What followed was a tense hour or so of role-playing as they tied the partisan to a chair -- a bit of a running theme -- and interrogated him about his loyalties and his true plans. He was calm despite the discouraging nature of his situation and even attempted to turn the questioning back on to them: they justified their treatment of him by appealing to their suspicions that he was a double agent, but could their harsh treatment of a supposed ally not be seen as evidence that in fact they were the double agents?

This went down about as well as could be expected and when Ferrand made it clear that they would get no answers from him, McVeigh's frustrations got the better of him and he attempted to strangle the partisan.

The violent outburst was interrupted by the sound of movement upstairs and a muffled voice calling for Leon; the agents had searched the house as soon as they had entered and had found no other occupants so this latest development didn't so much as put them on edge as push them well over. Creeping upstairs they saw a bulky shape at a window, and they rushed to engage the figure; it turned out to be Ferrand's drunk uncle, who had climbed in the window after finding both the front and back doors locked and bolted by the player-characters. For the crime of interrupting their interrogation they beat the old man into unconsciousness and tied him to a bed.

Upon their return to the ground floor, a hoarse Ferrand relented somewhat and admitted that he did indeed have special training as a member of the French secret service but that he was out of the country during the invasion and so, lacking orders and with no desire to conduct a one-man infiltration of occupied Paris, he headed instead for Saint Cerneuf du Bois to stay with his uncle and perhaps help the local resistance forces. He also claimed that if there was a double agent in the partisan group then the SOE team should be looking toward Giscard Bressan, who -- in Leon's opinion -- lacked commitment to the cause and had a mysterious connection to Jacques Martin that neither man seemed keen to discuss.

The player-characters -- and indeed the players -- were torn. Ferrand's story was plausible but at the same time they were certain that he wasn't telling the whole truth. If they were to trust him and he turned out to be rotten then he could scupper their operation, but on the other hand, if he wasn't a double-agent then silencing him would not only rob the SOE and the partisans of a useful asset, but the real double-agent -- again, if there was one! -- would still be free to work against them.

This was a great, tense sequence as the player-characters walked out of the room to confer before coming back in to ask Ferrand a few more questions, then walking out again, and so on. For much of this time I didn't have to do anything but sit back and listen as the players discussed and argued and made their cases to each other for either executing Ferrand or letting him go, and even though I wasn't involved in the debate it was thrilling to watch.

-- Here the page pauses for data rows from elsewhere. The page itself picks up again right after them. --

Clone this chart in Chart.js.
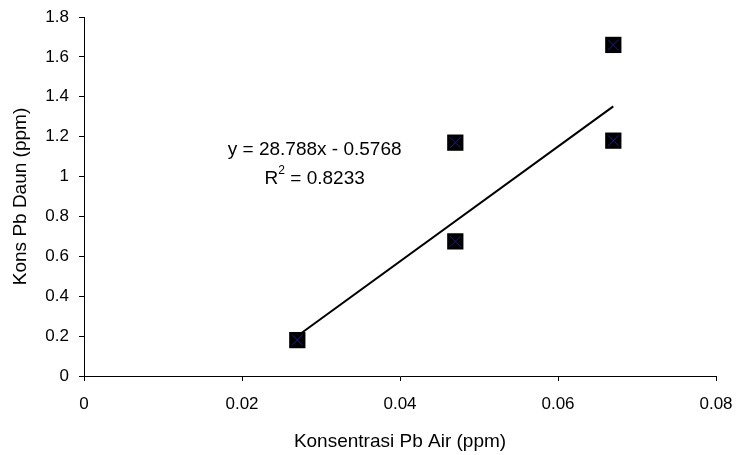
<!DOCTYPE html>
<html>
<head>
<meta charset="utf-8">
<script src="https://cdn.jsdelivr.net/npm/chart.js@4"></script>
<style>
  html, body { margin: 0; padding: 0; background: #fff; }
  #wrap { width: 742px; height: 455px; }
</style>
</head>
<body>
<div id="wrap"><canvas id="scatterChart" width="742" height="455"></canvas></div>
<script>
// Konsentrasi Pb Air (ppm) vs Kons Pb Daun (ppm)
const pbAir = [0.027, 0.047, 0.047, 0.067, 0.067];
const pbDaun = [0.18, 0.675, 1.17, 1.18, 1.66];

// trendline from the chart label
const slope = 28.788;
const intercept = -0.5768;
const rSquared = 0.8233;

const xTicks = [0, 0.02, 0.04, 0.06, 0.08];
const yTicks = [0, 0.2, 0.4, 0.6, 0.8, 1, 1.2, 1.4, 1.6, 1.8];

const points = pbAir.map((x, i) => ({ x: x, y: pbDaun[i] }));
const xMin = Math.min(...pbAir), xMax = Math.max(...pbAir);
const trend = [xMin, xMax].map(x => ({ x: x, y: slope * x + intercept }));

const FAMILY = '"Liberation Sans", Arial, sans-serif';
const tickFont = { family: FAMILY, size: 17 };
const titleFont = { family: FAMILY, size: 19 };
const fmt = v => String(Number(v.toFixed(3)));

const equationLabel = {
    id: 'equationLabel',
    afterDatasetsDraw(chart) {
        const ctx = chart.ctx;
        const xs = chart.scales.x, ys = chart.scales.y;
        const cx = xs.getPixelForValue(0.0292);
        const cy = ys.getPixelForValue(1.133);
        const big = '19px ' + FAMILY, small = '12px ' + FAMILY;
        ctx.save();
        ctx.fillStyle = '#000';
        ctx.font = big;
        ctx.textAlign = 'center';
        ctx.textBaseline = 'middle';
        ctx.fillText('y = ' + slope + 'x - ' + Math.abs(intercept), cx, cy);
        // R² line with a small superscript
        const rest = ' = ' + rSquared;
        const wR = ctx.measureText('R').width;
        const wRest = ctx.measureText(rest).width;
        ctx.font = small;
        const w2 = ctx.measureText('2').width;
        const x0 = cx - (wR + w2 + wRest) / 2;
        const y2 = cy + 29;
        ctx.textAlign = 'left';
        ctx.font = big;
        ctx.fillText('R', x0, y2);
        ctx.font = small;
        ctx.fillText('2', x0 + wR, y2 - 8);
        ctx.font = big;
        ctx.fillText(rest, x0 + wR + w2, y2);
        ctx.restore();
    }
};

new Chart(document.getElementById('scatterChart').getContext('2d'), {
    type: 'scatter',
    data: {
        datasets: [
            {
                label: 'trend',
                type: 'line',
                data: trend,
                borderColor: '#000',
                borderWidth: 2,
                pointRadius: 0,
                fill: false,
                order: 3
            },
            {
                label: 'data',
                data: points,
                pointStyle: 'rect',
                pointRadius: 11.5,
                pointHoverRadius: 11.5,
                backgroundColor: '#000',
                borderColor: '#000',
                borderWidth: 0,
                order: 2
            },
            {
                label: 'data x',
                data: points,
                pointStyle: 'crossRot',
                pointRadius: 7.5,
                pointHoverRadius: 7.5,
                borderColor: '#1c1c8c',
                borderWidth: 1,
                order: 1
            }
        ]
    },
    options: {
        responsive: false,
        animation: false,
        events: [],
        layout: { padding: { left: 5, right: 26, top: 17, bottom: 0 } },
        plugins: {
            legend: { display: false },
            tooltip: { enabled: false }
        },
        scales: {
            x: {
                type: 'linear',
                min: 0,
                max: 0.08,
                afterBuildTicks: axis => { axis.ticks = xTicks.map(v => ({ value: v })); },
                ticks: { color: '#000', font: tickFont, padding: 13, callback: fmt },
                grid: { display: true, drawOnChartArea: false, drawTicks: true, tickLength: 5, color: '#000' },
                border: { color: '#000', width: 1 },
                title: { display: true, text: 'Konsentrasi Pb Air (ppm)', color: '#000', font: titleFont, padding: { top: 4, bottom: 2 } },
                afterFit: axis => { axis.height = 79; axis.paddingLeft = 0; axis.paddingRight = 0; }
            },
            y: {
                type: 'linear',
                min: 0,
                max: 1.8,
                afterBuildTicks: axis => { axis.ticks = yTicks.map(v => ({ value: v })); },
                ticks: { color: '#000', font: tickFont, padding: 10, callback: fmt },
                grid: { display: true, drawOnChartArea: false, drawTicks: true, tickLength: 5, color: '#000' },
                border: { color: '#000', width: 1 },
                title: { display: true, text: 'Kons Pb Daun (ppm)', color: '#000', font: titleFont, padding: { top: 4, bottom: 4 } },
                afterFit: axis => { axis.width = 79; axis.paddingTop = 0; axis.paddingBottom = 0; }
            }
        }
    },
    plugins: [equationLabel]
});
</script>
</body>
</html>
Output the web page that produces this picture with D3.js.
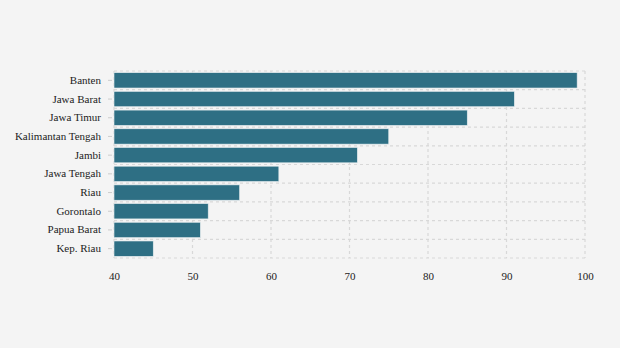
<!DOCTYPE html>
<html><head><meta charset="utf-8">
<script src="https://cdn.jsdelivr.net/npm/d3@7"></script>
<style>
html,body{margin:0;padding:0;background:#f4f4f4;}
svg{display:block;}
text{font-family:"Liberation Serif","Times New Roman",serif;fill:#222;}
</style></head>
<body><svg id="c" width="620" height="348"></svg>
<script>
const categories = ["Banten","Jawa Barat","Jawa Timur","Kalimantan Tengah","Jambi","Jawa Tengah","Riau","Gorontalo","Papua Barat","Kep. Riau"];
const values = [99,91,85,75,71,61,56,52,51,45];
const xTicks = [40,50,60,70,80,90,100];

const svg = d3.select("#c");
const W=620,H=348;
svg.append("rect").attr("width",W).attr("height",H).attr("fill","#f4f4f4");
const m={left:114,right:35,top:71,bottom:90};
const x=d3.scaleLinear().domain([40,100]).range([m.left,W-m.right]);
const y=d3.scaleBand().domain(categories).range([m.top,H-m.bottom]).paddingInner(0.18).paddingOuter(0.09);
const g=svg.append("g");
const step=y.step();
// horizontal gridlines at band boundaries
const bounds=categories.map(c=>y(c)-y.step()*y.paddingInner()/2);
bounds.push(y(categories[categories.length-1])+y.bandwidth()+y.step()*y.paddingInner()/2);
g.selectAll("line.h").data(bounds).join("line")
 .attr("x1",m.left).attr("x2",x(100)).attr("y1",d=>d).attr("y2",d=>d)
 .attr("stroke","#d8d8d8").attr("stroke-width",1.2).attr("stroke-dasharray","3,3");
g.selectAll("line.v").data(xTicks).join("line")
 .attr("x1",d=>x(d)).attr("x2",d=>x(d)).attr("y1",bounds[0]).attr("y2",bounds[bounds.length-1])
 .attr("stroke","#d8d8d8").attr("stroke-width",1.2).attr("stroke-dasharray","3,3");
// bars
g.selectAll("rect.bar").data(categories).join("rect")
 .attr("x",x(40)).attr("y",d=>y(d)).attr("height",y.bandwidth())
 .attr("width",(d,i)=>x(values[i])-x(40))
 .attr("fill","#2e6f84").attr("stroke","#e8eef0").attr("stroke-width",0.6);
// y axis
const ya=svg.append("g").attr("transform",`translate(${m.left-2},0)`)
 .call(d3.axisLeft(y).tickSize(4).tickPadding(7));
ya.select(".domain").remove();
ya.selectAll(".tick line").attr("stroke","#cccccc");
ya.selectAll("text").attr("font-size","11px").attr("font-family","Liberation Serif, serif").attr("fill","#222");
// x axis
const xa=svg.append("g").attr("transform",`translate(0,${bounds[bounds.length-1]})`)
 .call(d3.axisBottom(x).tickValues(xTicks).tickSize(0).tickPadding(14));
xa.select(".domain").remove();
xa.selectAll("text").attr("font-size","11px").attr("font-family","Liberation Serif, serif").attr("fill","#222");
</script></body></html>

In the end, after much discussion, they decided that the risk was too great and as O'Brien looked away, McVeigh strangled Ferrand.

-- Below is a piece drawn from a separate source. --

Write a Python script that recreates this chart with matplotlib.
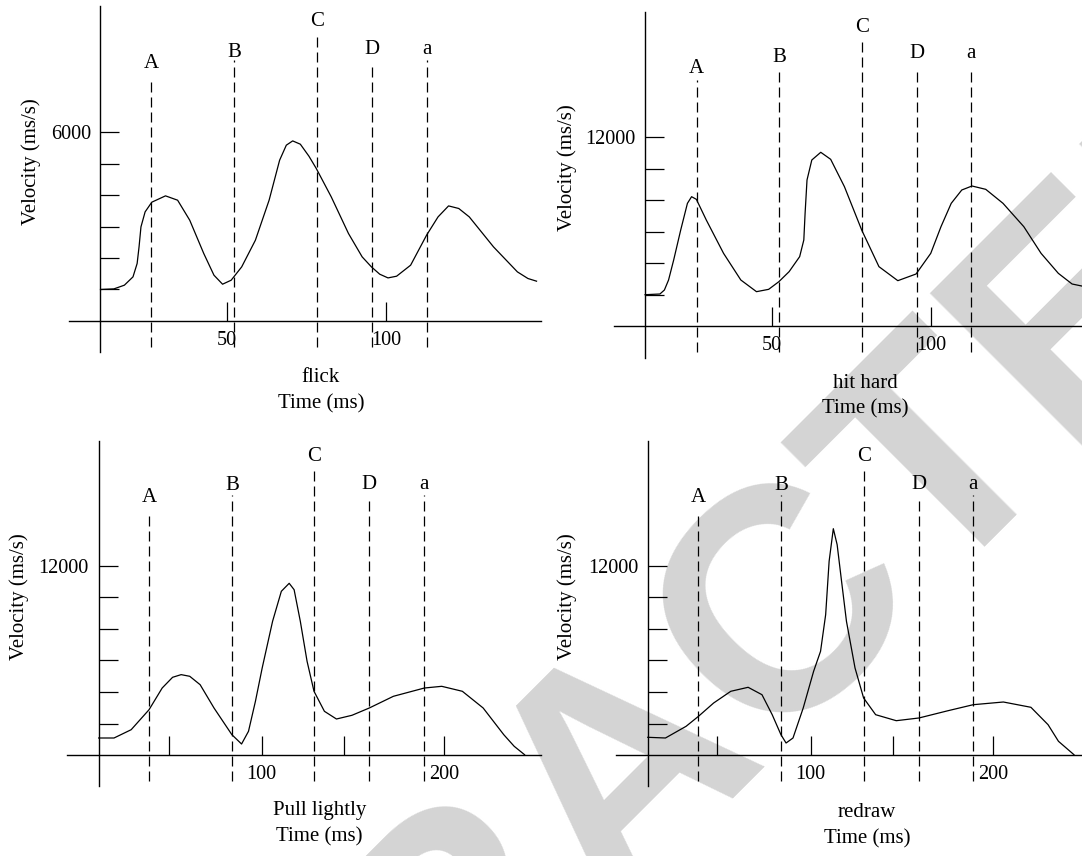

They untied the unconscious uncle and then took Ferrand's body away to be dumped in the river, just as they had with the young German soldier. Their emotions strained and their bodies exhausted, the agents returned to their lodgings to rest but McVeigh found that his sleep was kept at bay by vivid dreams of trees, savage people clad in furs, and a stone knife being plunged into his chest as the people danced and sang and an icy wind howled.